A young boy, maybe ten, joins in the next song on a fiddle. “Every child raised in the Community learns an instrument,” HaQuinai says. Having joined himself only six years ago, he says he isn’t as proficient, but experiments with the harmonica. I jot more notes as the dance continues. A Community member, who appears to be in his early 20s, sits next to me. Smiling, he says, “You know you are trying to do the impossible. To describe this.” He’s right. The ecstatic sense of, well, community, even for a first-time visitor, transcends my capacity for words.
When the music dies down, Wade addresses the group. “We could be watching TV right now,” he says. “Some of us used to do that.”
Later, HaQuinai explains the Hebrew names which everyone has adopted. “Name means purpose. It’s who you are, or who you will become. There’s no rule or specific time, but eventually we will all name each other.” His name means “The Zealot.” Elijah means “My God is Jehovah.”
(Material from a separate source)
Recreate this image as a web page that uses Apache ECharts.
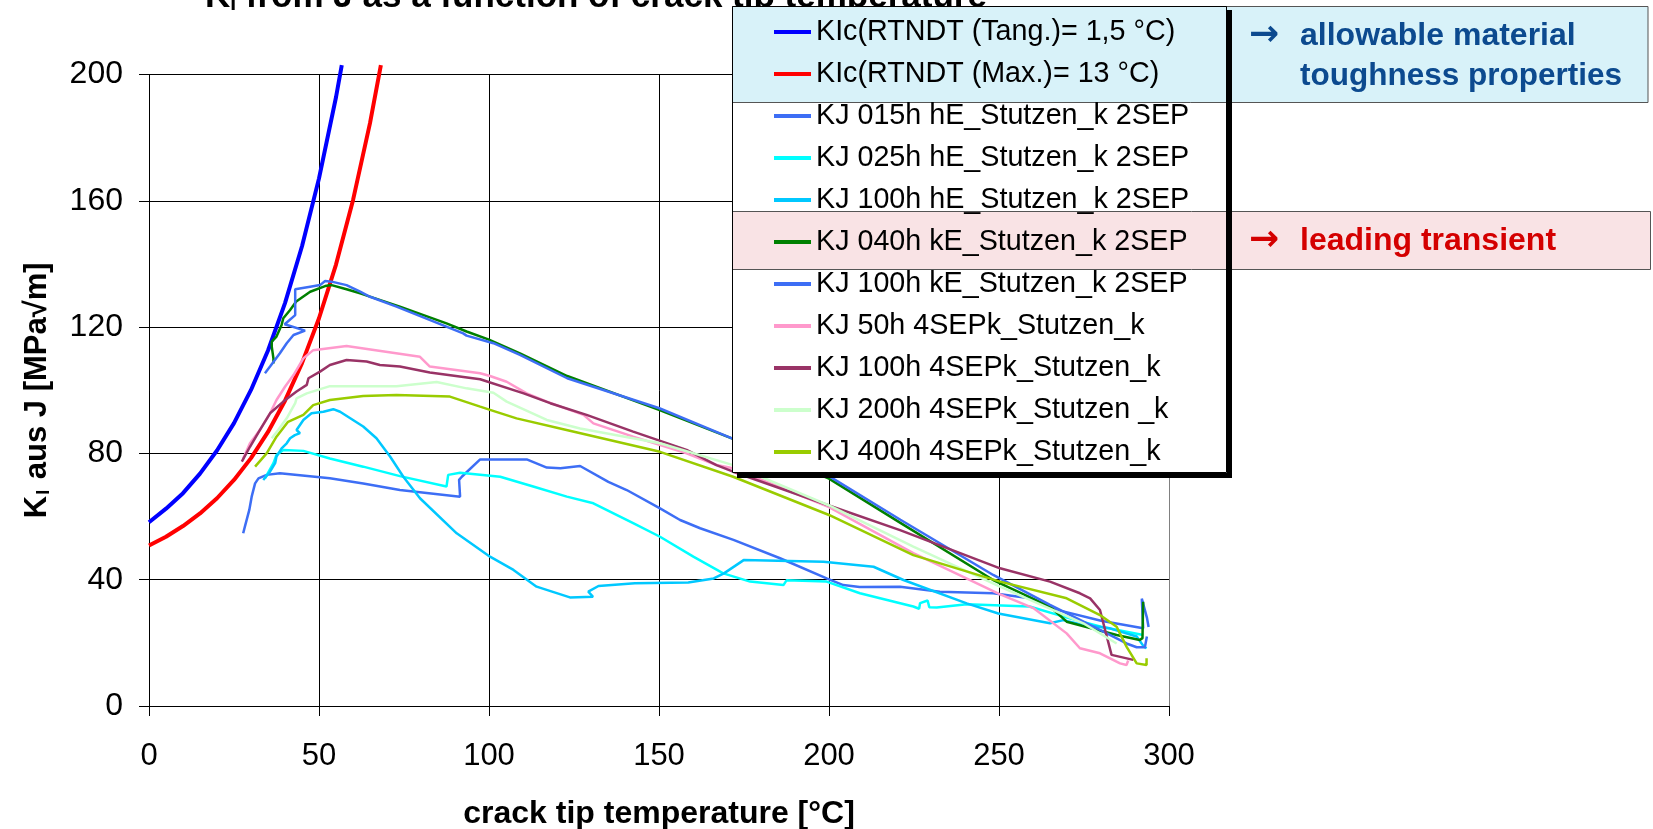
<!DOCTYPE html>
<html>
<head>
<meta charset="utf-8">
<script src="https://cdn.jsdelivr.net/npm/echarts@6/dist/echarts.min.js"></script>
<style>
  html, body { margin: 0; padding: 0; background: #ffffff; }
  #chart { width: 1653px; height: 829px; }
</style>
</head>
<body>
<div id="chart"></div>
<script>
// Axis ticks
const xTicks = [0, 50, 100, 150, 200, 250, 300];
const yTicks = [0, 40, 80, 120, 160, 200];

// Series names, in legend order
const seriesNames = [
  'KIc(RTNDT (Tang.)= 1,5 °C)',
  'KIc(RTNDT (Max.)= 13 °C)',
  'KJ 015h hE_Stutzen_k 2SEP',
  'KJ 025h hE_Stutzen_k 2SEP',
  'KJ 100h hE_Stutzen_k 2SEP',
  'KJ 040h kE_Stutzen_k 2SEP',
  'KJ 100h kE_Stutzen_k 2SEP',
  'KJ 50h 4SEPk_Stutzen_k',
  'KJ 100h 4SEPk_Stutzen_k',
  'KJ 200h 4SEPk_Stutzen _k',
  'KJ 400h 4SEPk_Stutzen_k'
];

// [crack tip temperature °C, K MPa√m]
const kicTang = [[0,58.2],[5,62.5],[10,67.4],[15,73.6],[20,80.9],[25,89.6],[30,100.1],[35,112.6],[40,127.6],[45,145.6],[50,167.1],[55,192.8],[56.7,203]];
const kicMax = [[0,50.8],[5,53.6],[10,57.0],[15,61.0],[20,65.8],[25,71.6],[30,78.5],[35,86.8],[40,96.7],[45,108.6],[50,122.8],[55,139.8],[60,160.2],[65,184.6],[68.2,203]];

const kj015hE = [[27.7,54.7],[28.2,56.8],[29.5,62.1],[30.2,66.3],[31.2,70.5],[32.2,72.1],[34.6,73.2],[38.5,73.7],[53.2,72.1],[63,70.5],[73.8,68.4],[91.5,66.3],[91.2,71.6],[92,72.6],[97.4,78.1],[111.1,78.1],[117,75.5],[121,75.3],[126.8,76],[135.1,71],[140.5,68.4],[150.3,62.6],[156.2,58.9],[162.1,56.3],[171.9,52.6],[185.6,46.8],[199.3,40.4],[204.2,38.3],[209,37.7],[220.9,37.8],[232.6,36.2],[248.3,35.7],[259.1,34.1],[268,30.2],[280,27],[292.4,24.6],[292,34],[293.5,28],[294,25]];

const kj025hE = [[34.1,72.1],[36.6,76.9],[37.5,79.5],[39.5,81.1],[45.4,80.8],[53.2,78.4],[63,75.8],[73.8,72.8],[87.5,69.5],[88,73.2],[91.5,73.9],[103.3,72.6],[113,69.5],[122.9,66.3],[130.7,64.2],[142.4,57.9],[150.3,53.6],[160.1,47.3],[168.9,42],[176.8,39.4],[186.6,38.3],[187.5,39.8],[199.3,39.4],[209.1,35.7],[224.8,31.5],[226.5,30.8],[226.8,32.6],[229,33.4],[229.5,31.3],[231.7,31.2],[240.5,32.2],[259,31.5],[270,28],[280,25.1],[292.4,22.5]];

const kj100hE = [[33.6,71.6],[35.6,74.2],[37.1,76.9],[37.5,79],[39,81.6],[40.5,83.2],[41.5,84.8],[42.9,85.8],[44.4,86.4],[43.4,87.4],[45.4,90.6],[47.8,92.7],[51.3,93.2],[54.2,94],[56.2,93.2],[63,88.5],[66.9,84.8],[70.9,79],[74.8,72.6],[79.7,65.8],[90.5,54.7],[100.3,47.3],[107.2,43.1],[114,37.8],[123.8,34.4],[130.6,34.6],[129.2,36.2],[132.2,38],[142.9,38.9],[158.6,39.1],[166.1,40.4],[169.1,42],[174.9,46.2],[198.4,45.7],[213.1,44.1],[221.9,39.9],[240.5,32.5],[249.8,29.3],[265,26.2],[268.9,27.2],[274.8,25.7],[282.6,24.6],[290.5,22],[292.6,18.8],[293.4,18.3]];

const kj040kE = [[36.6,108.5],[36.6,110.1],[36.1,113.8],[36.1,115.4],[37.5,117],[39,120.7],[39.5,122.8],[41.5,125.4],[43.3,128.1],[47.4,131.2],[51.8,133],[53.7,133.3],[58.1,132],[62.1,130.7],[73.8,126.5],[87.5,121.2],[93.4,118.6],[99.8,116.1],[109.1,111.7],[123,104.5],[150,93.8],[171.8,84.6],[200,72],[221,58],[248.3,39.9],[265,31.5],[269.9,26.7],[284.6,22.5],[291.4,20.9],[292.2,21.5],[292.4,33]];

const kj100kE = [[34.1,105.4],[35.6,107.5],[38.5,111.7],[40.5,114.9],[42.5,117.5],[45.9,118.9],[39.9,120.9],[43,123.8],[43,128.1],[43,132],[47.4,132.8],[50.3,133.3],[51.8,134.6],[53.7,134.4],[58.1,133.3],[62.1,131.2],[65,129.6],[72.8,126.5],[92.4,118],[93.4,117.3],[101.3,114.9],[109.1,111.2],[123,103.8],[150.1,94.3],[171.8,84.6],[200,72.8],[221,59],[248.3,41.5],[265,32],[279.7,24.1],[287.5,19.8],[290.5,18.6],[292.9,18.6],[293.5,22]];

const kj50h4 = [[27.7,78.4],[29.7,83.2],[32.6,87.4],[35.6,92.7],[37.5,96.9],[40,101.1],[42.5,104.8],[45.4,110.1],[48.3,112.7],[58.1,114],[79.7,110.6],[82.6,107.5],[97.4,105.4],[100.3,104.5],[105.2,102.7],[111.1,99],[117,96.4],[127.8,92.2],[130.7,89.5],[142.4,85.3],[158.1,80],[166.9,76.3],[171.8,75.3],[200,63],[224.8,48.4],[250,35.5],[260.1,31],[269.9,23],[273.8,18.3],[279.7,16.7],[285.6,13.5],[287.5,13],[288,14.4]];

const kj100h4 = [[27.3,77.4],[29.7,82.1],[32.6,87.4],[35.6,92.7],[39.5,96.4],[43.4,99.6],[46.4,101.7],[46.9,103.8],[50.3,105.9],[53.2,108],[58.1,109.6],[64,109.1],[67.9,108],[73.8,107.5],[82.6,105.6],[97.4,103.5],[110.2,99],[118,95.9],[128.7,92.2],[142.4,86.9],[158.1,81.1],[166.9,76.3],[171.8,74.2],[200,63.5],[220.9,55.7],[250.3,43.6],[265,39.4],[273.8,35.7],[276.8,34.1],[279.7,30.4],[280.7,26.2],[283.1,16.2],[289.5,14.6]];

const kj200h4 = [[36.1,84.8],[38,87.4],[40.5,91.1],[43,95.9],[43.4,97.4],[46.4,99],[53.2,101.3],[72.8,101.3],[84.6,102.6],[93.4,100.6],[101.3,99.2],[105.2,96.4],[117,90.6],[126.8,87.9],[150.3,83.2],[171.8,76.3],[200,63.5],[224.8,50.5],[250.3,37.8],[274.8,26.2],[284.6,19.8]];

const kj400h4 = [[31.2,75.8],[34.6,80],[37.5,85.3],[40.9,90],[45.4,92.2],[48.3,95.3],[53.2,96.9],[63,98.2],[72.8,98.5],[88.5,98],[97.4,94.8],[100.3,93.8],[108.1,91.1],[122.8,87.4],[150.3,80.5],[171.8,72.6],[200,60.5],[224.8,47.8],[250.3,39.4],[269.9,34.1],[279.7,28.8],[284.6,25.1],[287.5,18.8],[290.5,13.5],[293.4,13],[293.4,15.1]];

const curves = [kicTang, kicMax, kj015hE, kj025hE, kj100hE, kj040kE, kj100kE, kj50h4, kj100h4, kj200h4, kj400h4];

// Line colours per series
const palette = ['#0000ff', '#ff0000', '#3d6ef5', '#00ffff', '#00c8ff', '#008000', '#3d6ef5', '#ff99cc', '#993366', '#ccffcc', '#99cc00'];

const FONT = '"Liberation Sans", Arial, Helvetica, sans-serif';
const ARROW_FONT = '"DejaVu Sans", "Liberation Sans", sans-serif';
const BLUE_TEXT = '#0c4a8f';
const RED_TEXT = '#d40000';

const chart = echarts.init(document.getElementById('chart'), null, { renderer: 'canvas' });

const series = curves.map((pts, i) => ({
  name: seriesNames[i],
  type: 'line',
  data: pts,
  showSymbol: false,
  symbol: 'none',
  smooth: false,
  clip: false,
  z: 2,
  lineStyle: { color: palette[i], width: i < 2 ? 4 : 2.5 },
  itemStyle: { color: palette[i] }
}));

const option = {
  animation: false,
  color: palette,
  backgroundColor: '#ffffff',
  grid: { left: 149, top: 74.5, width: 1020, height: 631.5, containLabel: false, outerBoundsMode: 'none' },
  xAxis: {
    type: 'value',
    min: xTicks[0], max: xTicks[xTicks.length - 1], interval: xTicks[1] - xTicks[0],
    name: 'crack tip temperature [°C]',
    nameLocation: 'middle', nameGap: 92,
    nameTextStyle: { fontFamily: FONT, fontSize: 32, fontWeight: 'bold', color: '#000' },
    axisLine: { show: true, onZero: false, lineStyle: { color: '#000', width: 1 } },
    axisTick: { show: true, inside: false, length: 10, lineStyle: { color: '#000' } },
    axisLabel: { margin: 35, fontFamily: FONT, fontSize: 31, color: '#000' },
    splitLine: { show: true, lineStyle: { color: ['#000', '#000', '#000', '#000', '#000', '#000', '#808080'], width: 1 } }
  },
  yAxis: {
    type: 'value',
    min: yTicks[0], max: yTicks[yTicks.length - 1], interval: yTicks[1] - yTicks[0],
    name: '{a|K}{b|I}{a| aus J [MPa√m]}',
    nameLocation: 'middle', nameGap: 96,
    nameTextStyle: {
      fontFamily: FONT, fontSize: 31, fontWeight: 'bold', color: '#000',
      rich: {
        a: { fontFamily: FONT, fontSize: 31, fontWeight: 'bold', color: '#000' },
        b: { fontFamily: FONT, fontSize: 18, fontWeight: 'bold', color: '#000', verticalAlign: 'bottom', padding: [0, 2, 0, 1] }
      }
    },
    axisLine: { show: true, onZero: false, lineStyle: { color: '#000', width: 1 } },
    axisTick: { show: true, inside: false, length: 10, lineStyle: { color: '#000' } },
    axisLabel: { margin: 26, fontFamily: FONT, fontSize: 32, color: '#000' },
    splitLine: { show: true, lineStyle: { color: '#000', width: 1 } }
  },
  legend: {
    orient: 'vertical',
    left: 774, top: 17,
    padding: 0,
    itemGap: 12,
    itemWidth: 37, itemHeight: 4,
    icon: 'rect',
    selectedMode: false,
    z: 30,
    textStyle: { fontFamily: FONT, fontSize: 28.7, color: '#000', lineHeight: 30 },
    data: seriesNames
  },
  graphic: [
    // chart heading, running off the top edge
    {
      type: 'text', z: 5, x: 205, y: 15,
      style: {
        text: '{a|K}{b|I}{a| from J as a function of crack tip temperature}',
        verticalAlign: 'bottom', align: 'left',
        rich: {
          a: { fontFamily: FONT, fontSize: 35, fontWeight: 'bold', fill: '#000' },
          b: { fontFamily: FONT, fontSize: 21, fontWeight: 'bold', fill: '#000', verticalAlign: 'bottom' }
        }
      }
    },
    // legend panel
    { type: 'rect', z: 10, shape: { x: 732, y: 6, width: 495, height: 467 }, style: { fill: '#ffffff' } },
    // highlight bands
    { type: 'rect', z: 11, shape: { x: 732.5, y: 6.5, width: 915.5, height: 96 }, style: { fill: '#d8f2f9', stroke: '#555', lineWidth: 1 } },
    { type: 'rect', z: 11, shape: { x: 732.5, y: 211.5, width: 918, height: 58 }, style: { fill: '#f9e3e5', stroke: '#555', lineWidth: 1 } },
    // legend frame and drop shadow
    { type: 'rect', z: 12, shape: { x: 732.5, y: 6.5, width: 494, height: 466 }, style: { fill: null, stroke: '#000', lineWidth: 1 } },
    { type: 'rect', z: 12, shape: { x: 1227, y: 10, width: 5, height: 468 }, style: { fill: '#000' } },
    { type: 'rect', z: 12, shape: { x: 737, y: 473, width: 495, height: 5 }, style: { fill: '#000' } },
    // notes
    { type: 'text', z: 13, x: 1249, y: 36, style: { text: '→', fontFamily: ARROW_FONT, fontSize: 36, fontWeight: 'bold', fill: BLUE_TEXT, verticalAlign: 'middle', align: 'left' } },
    { type: 'text', z: 13, x: 1300, y: 36, style: { text: 'allowable material', fontFamily: FONT, fontSize: 32, fontWeight: 'bold', fill: BLUE_TEXT, verticalAlign: 'middle', align: 'left' } },
    { type: 'text', z: 13, x: 1300, y: 76, style: { text: 'toughness properties', fontFamily: FONT, fontSize: 31.5, fontWeight: 'bold', fill: BLUE_TEXT, verticalAlign: 'middle', align: 'left' } },
    { type: 'text', z: 13, x: 1249, y: 241, style: { text: '→', fontFamily: ARROW_FONT, fontSize: 36, fontWeight: 'bold', fill: RED_TEXT, verticalAlign: 'middle', align: 'left' } },
    { type: 'text', z: 13, x: 1300, y: 241, style: { text: 'leading transient', fontFamily: FONT, fontSize: 32, fontWeight: 'bold', fill: RED_TEXT, verticalAlign: 'middle', align: 'left' } }
  ],
  series: series
};

chart.setOption(option);
</script>
</body>
</html>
After a few sing-alongs, the party clears out at around 10:00. Wade sits down with us to tell us how he met the Twelve Tribes in the late-’80s at a Grateful Dead show. The Community was running a first-aid trailer on Shakedown Street, a temporary camp that surrounded the concert. Wade “spent three hours with the Community. I didn’t even go into the show.”
He explains how the Twelve Tribes’ ideals of living are informed by the Bible, Acts, chapters two and four. “It’s like a marriage. I love these people, so I live and share with them. When you get selfish, a marriage breaks down. We share our lives because we love each other.”